• _Task goal_:
Take every line from the listing below that includes "using" and copy it.

— Start of Data rows —

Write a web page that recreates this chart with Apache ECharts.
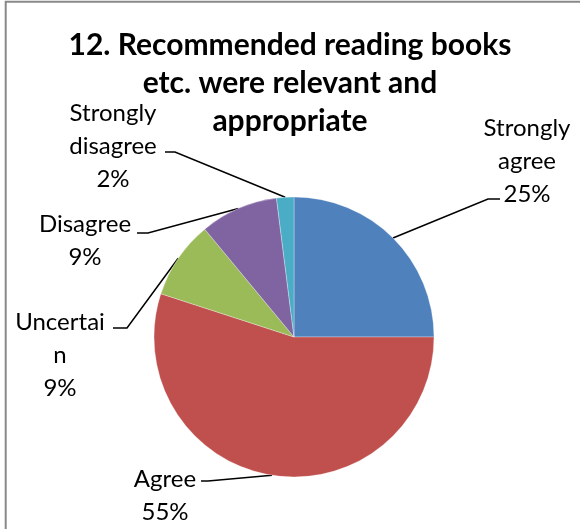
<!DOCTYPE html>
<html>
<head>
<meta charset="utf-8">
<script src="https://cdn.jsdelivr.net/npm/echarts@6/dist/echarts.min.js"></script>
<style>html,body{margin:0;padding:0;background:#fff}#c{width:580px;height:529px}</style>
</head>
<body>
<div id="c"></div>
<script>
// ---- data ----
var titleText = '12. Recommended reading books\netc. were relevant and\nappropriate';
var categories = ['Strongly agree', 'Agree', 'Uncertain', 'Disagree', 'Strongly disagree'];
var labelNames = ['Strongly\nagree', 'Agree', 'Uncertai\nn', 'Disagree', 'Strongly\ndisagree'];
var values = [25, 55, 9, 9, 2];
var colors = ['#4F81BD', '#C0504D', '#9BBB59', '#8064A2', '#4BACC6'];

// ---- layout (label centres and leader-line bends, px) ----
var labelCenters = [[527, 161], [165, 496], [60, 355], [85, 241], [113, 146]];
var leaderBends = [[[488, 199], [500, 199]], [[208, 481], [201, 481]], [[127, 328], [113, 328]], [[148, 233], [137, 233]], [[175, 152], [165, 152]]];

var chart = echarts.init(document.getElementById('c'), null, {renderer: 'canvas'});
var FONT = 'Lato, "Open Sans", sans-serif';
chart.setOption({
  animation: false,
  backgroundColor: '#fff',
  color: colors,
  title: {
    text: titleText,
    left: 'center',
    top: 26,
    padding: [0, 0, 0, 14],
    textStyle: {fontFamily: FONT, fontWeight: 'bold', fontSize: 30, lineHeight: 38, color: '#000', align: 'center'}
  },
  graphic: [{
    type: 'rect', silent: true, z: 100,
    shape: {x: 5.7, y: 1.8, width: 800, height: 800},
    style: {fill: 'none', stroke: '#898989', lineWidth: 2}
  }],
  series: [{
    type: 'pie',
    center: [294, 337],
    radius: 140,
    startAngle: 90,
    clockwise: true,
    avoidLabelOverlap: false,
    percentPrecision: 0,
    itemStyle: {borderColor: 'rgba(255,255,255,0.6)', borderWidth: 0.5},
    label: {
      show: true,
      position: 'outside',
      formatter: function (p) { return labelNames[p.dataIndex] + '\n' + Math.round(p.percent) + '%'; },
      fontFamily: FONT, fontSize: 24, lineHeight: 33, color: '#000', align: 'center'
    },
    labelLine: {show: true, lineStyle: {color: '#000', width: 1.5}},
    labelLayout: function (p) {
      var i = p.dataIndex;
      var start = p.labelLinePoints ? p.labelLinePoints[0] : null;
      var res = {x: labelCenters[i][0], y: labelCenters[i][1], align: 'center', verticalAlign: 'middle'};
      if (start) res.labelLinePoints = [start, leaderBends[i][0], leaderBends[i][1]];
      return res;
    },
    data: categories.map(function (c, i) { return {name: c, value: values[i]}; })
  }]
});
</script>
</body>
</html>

— End of Data rows —
— Start of Data rows —

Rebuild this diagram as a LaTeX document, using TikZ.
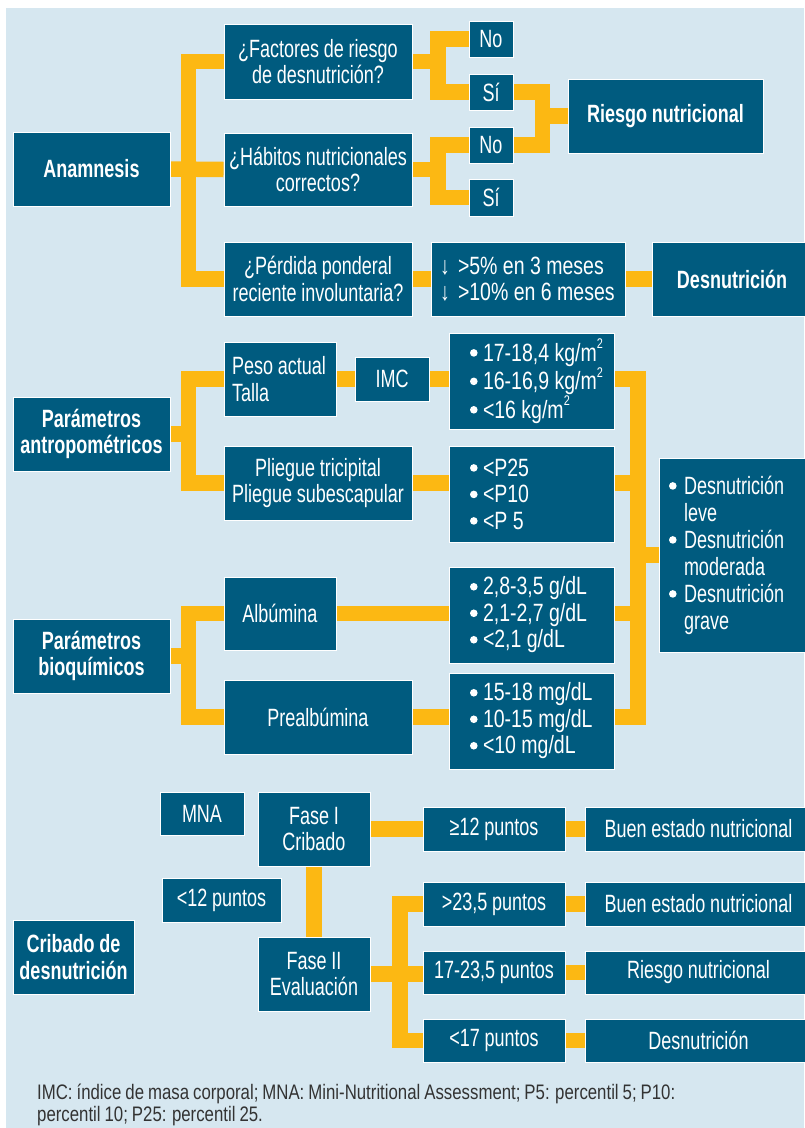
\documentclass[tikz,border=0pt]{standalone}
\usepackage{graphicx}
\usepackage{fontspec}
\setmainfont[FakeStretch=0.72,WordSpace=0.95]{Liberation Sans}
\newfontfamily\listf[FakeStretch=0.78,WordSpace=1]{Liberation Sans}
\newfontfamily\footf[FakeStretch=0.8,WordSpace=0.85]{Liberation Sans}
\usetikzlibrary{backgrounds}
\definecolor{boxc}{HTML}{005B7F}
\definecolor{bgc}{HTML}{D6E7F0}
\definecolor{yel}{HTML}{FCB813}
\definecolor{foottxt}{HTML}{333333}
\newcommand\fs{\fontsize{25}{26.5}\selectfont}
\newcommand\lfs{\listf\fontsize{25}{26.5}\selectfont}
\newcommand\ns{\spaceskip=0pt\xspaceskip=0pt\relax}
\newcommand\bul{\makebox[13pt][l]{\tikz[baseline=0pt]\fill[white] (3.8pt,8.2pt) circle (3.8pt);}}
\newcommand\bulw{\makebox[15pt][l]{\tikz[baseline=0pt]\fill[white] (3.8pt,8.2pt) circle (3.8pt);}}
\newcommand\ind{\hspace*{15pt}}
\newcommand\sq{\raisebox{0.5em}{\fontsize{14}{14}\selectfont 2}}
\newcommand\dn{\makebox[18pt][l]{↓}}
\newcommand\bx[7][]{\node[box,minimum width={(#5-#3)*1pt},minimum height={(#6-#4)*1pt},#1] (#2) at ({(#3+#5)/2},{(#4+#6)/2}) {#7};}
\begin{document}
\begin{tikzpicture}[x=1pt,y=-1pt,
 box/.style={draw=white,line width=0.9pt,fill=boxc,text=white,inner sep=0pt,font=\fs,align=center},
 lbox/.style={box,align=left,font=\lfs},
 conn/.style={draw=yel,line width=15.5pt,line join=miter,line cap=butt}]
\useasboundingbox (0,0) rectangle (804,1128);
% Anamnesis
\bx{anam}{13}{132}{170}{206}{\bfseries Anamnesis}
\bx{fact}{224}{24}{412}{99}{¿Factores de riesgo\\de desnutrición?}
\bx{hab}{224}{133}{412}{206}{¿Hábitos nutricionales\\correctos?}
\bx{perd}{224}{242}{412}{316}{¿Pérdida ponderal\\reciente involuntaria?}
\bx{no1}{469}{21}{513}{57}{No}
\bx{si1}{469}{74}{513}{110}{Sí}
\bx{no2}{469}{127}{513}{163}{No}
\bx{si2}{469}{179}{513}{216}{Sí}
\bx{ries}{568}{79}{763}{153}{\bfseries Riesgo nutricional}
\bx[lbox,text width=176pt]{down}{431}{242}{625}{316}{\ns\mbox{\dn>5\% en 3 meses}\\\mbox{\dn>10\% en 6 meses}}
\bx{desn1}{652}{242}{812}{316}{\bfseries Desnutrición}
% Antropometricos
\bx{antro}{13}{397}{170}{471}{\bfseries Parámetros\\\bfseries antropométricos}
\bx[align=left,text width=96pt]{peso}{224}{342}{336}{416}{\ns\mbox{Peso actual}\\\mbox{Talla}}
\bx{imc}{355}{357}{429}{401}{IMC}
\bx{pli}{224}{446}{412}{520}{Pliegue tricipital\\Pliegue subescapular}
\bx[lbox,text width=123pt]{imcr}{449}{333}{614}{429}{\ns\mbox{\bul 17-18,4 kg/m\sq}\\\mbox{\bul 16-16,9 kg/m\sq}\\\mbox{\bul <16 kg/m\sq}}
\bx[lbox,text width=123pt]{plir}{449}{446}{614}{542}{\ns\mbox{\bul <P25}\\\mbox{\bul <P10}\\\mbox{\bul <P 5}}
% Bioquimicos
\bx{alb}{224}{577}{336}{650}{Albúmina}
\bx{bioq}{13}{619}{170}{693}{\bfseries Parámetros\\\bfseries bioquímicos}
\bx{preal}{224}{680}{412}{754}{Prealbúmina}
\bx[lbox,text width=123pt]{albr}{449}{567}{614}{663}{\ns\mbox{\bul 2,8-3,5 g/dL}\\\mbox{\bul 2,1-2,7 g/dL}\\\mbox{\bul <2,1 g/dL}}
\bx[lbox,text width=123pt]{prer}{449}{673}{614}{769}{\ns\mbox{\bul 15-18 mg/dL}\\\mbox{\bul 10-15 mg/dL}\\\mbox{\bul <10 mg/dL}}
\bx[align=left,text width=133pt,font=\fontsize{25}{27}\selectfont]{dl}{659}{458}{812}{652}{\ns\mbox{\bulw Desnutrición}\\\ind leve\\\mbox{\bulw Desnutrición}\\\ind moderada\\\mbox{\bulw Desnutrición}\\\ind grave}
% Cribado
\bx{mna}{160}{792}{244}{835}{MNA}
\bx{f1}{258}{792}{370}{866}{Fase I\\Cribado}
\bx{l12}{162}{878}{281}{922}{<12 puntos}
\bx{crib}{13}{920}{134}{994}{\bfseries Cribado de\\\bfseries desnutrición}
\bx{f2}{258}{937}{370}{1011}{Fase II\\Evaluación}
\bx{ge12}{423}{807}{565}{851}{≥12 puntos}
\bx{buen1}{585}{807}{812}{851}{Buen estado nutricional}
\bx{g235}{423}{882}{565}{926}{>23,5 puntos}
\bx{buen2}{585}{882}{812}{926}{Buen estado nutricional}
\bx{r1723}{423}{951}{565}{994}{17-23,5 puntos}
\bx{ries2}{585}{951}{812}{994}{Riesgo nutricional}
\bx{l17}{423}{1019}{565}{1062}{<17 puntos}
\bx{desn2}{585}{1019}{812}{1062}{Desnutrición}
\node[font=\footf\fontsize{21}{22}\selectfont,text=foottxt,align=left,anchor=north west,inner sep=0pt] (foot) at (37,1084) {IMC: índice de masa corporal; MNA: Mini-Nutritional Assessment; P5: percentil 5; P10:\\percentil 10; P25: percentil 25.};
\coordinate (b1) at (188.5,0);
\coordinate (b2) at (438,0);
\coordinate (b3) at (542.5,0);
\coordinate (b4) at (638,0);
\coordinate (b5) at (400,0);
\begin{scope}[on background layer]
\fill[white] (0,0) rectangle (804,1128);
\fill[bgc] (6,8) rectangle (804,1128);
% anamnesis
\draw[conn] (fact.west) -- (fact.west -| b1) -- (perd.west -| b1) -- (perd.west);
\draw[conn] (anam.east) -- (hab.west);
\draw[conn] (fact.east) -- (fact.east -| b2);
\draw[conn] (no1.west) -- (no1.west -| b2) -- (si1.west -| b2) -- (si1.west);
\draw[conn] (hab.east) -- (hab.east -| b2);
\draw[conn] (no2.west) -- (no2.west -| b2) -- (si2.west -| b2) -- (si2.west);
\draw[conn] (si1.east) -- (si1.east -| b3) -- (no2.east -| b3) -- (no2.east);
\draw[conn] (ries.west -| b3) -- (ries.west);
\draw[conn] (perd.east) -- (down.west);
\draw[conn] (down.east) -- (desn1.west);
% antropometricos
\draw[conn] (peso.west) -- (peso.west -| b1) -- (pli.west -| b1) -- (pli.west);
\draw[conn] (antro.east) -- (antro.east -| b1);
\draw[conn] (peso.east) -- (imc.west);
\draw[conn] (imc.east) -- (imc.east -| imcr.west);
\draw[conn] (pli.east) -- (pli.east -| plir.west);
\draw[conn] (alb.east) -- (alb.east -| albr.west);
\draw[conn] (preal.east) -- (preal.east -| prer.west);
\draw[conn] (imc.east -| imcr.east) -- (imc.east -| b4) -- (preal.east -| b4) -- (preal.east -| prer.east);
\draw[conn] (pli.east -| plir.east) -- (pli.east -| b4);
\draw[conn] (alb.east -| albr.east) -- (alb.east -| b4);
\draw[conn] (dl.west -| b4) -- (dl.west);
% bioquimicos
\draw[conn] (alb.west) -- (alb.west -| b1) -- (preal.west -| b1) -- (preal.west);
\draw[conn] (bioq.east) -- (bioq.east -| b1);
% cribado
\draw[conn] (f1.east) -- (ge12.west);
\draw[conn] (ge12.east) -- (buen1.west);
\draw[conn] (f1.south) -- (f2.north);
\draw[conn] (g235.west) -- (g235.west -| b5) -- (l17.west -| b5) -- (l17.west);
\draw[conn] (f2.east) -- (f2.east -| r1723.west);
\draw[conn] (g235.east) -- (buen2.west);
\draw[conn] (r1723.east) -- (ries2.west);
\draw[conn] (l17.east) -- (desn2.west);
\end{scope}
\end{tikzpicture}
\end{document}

— End of Data rows —
— Start of Data rows —

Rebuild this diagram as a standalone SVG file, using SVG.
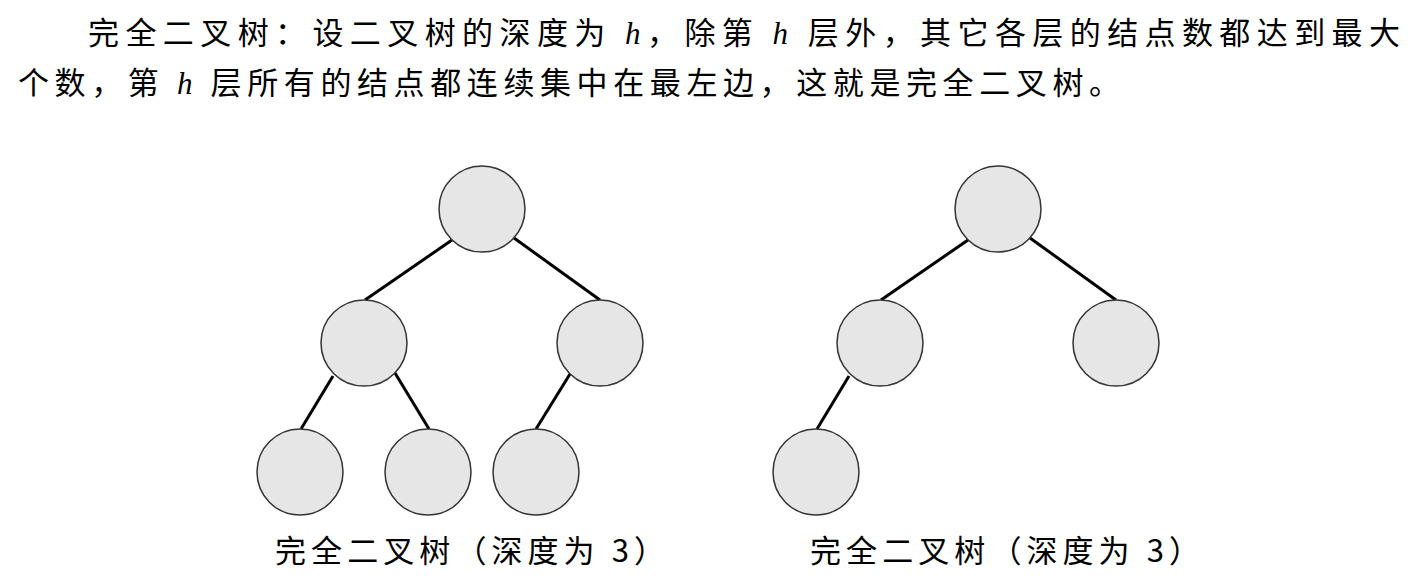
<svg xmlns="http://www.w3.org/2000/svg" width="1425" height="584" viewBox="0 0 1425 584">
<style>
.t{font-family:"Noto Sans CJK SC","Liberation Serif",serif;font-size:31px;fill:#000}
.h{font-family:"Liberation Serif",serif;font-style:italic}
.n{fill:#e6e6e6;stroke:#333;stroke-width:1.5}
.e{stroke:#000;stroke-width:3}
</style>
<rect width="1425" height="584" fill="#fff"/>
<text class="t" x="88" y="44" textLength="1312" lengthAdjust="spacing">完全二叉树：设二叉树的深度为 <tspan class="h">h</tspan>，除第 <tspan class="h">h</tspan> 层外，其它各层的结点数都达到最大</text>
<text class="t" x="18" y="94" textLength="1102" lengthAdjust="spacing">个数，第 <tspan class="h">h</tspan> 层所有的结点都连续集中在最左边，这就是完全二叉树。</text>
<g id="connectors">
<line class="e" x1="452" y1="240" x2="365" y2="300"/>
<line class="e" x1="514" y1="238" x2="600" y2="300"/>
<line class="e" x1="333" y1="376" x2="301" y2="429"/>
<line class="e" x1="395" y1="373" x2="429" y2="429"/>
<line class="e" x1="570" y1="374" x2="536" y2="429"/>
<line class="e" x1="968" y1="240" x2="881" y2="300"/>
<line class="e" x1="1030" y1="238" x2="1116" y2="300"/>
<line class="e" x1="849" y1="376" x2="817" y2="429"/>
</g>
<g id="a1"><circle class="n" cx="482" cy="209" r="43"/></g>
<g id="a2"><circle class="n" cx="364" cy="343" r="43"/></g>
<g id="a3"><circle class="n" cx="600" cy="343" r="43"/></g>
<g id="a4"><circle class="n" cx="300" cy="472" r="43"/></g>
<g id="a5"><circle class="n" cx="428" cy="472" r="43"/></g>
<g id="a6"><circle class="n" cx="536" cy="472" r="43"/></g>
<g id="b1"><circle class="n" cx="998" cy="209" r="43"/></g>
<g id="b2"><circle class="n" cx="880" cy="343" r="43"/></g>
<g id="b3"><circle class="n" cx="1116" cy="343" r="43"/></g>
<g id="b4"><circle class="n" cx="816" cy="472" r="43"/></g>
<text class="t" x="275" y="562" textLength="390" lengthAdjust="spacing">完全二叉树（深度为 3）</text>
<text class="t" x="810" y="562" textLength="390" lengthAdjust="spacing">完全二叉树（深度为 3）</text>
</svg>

— End of Data rows —

• _Problem solution_:
Rebuild this diagram as a LaTeX document, using TikZ.
Rebuild this diagram as a standalone SVG file, using SVG.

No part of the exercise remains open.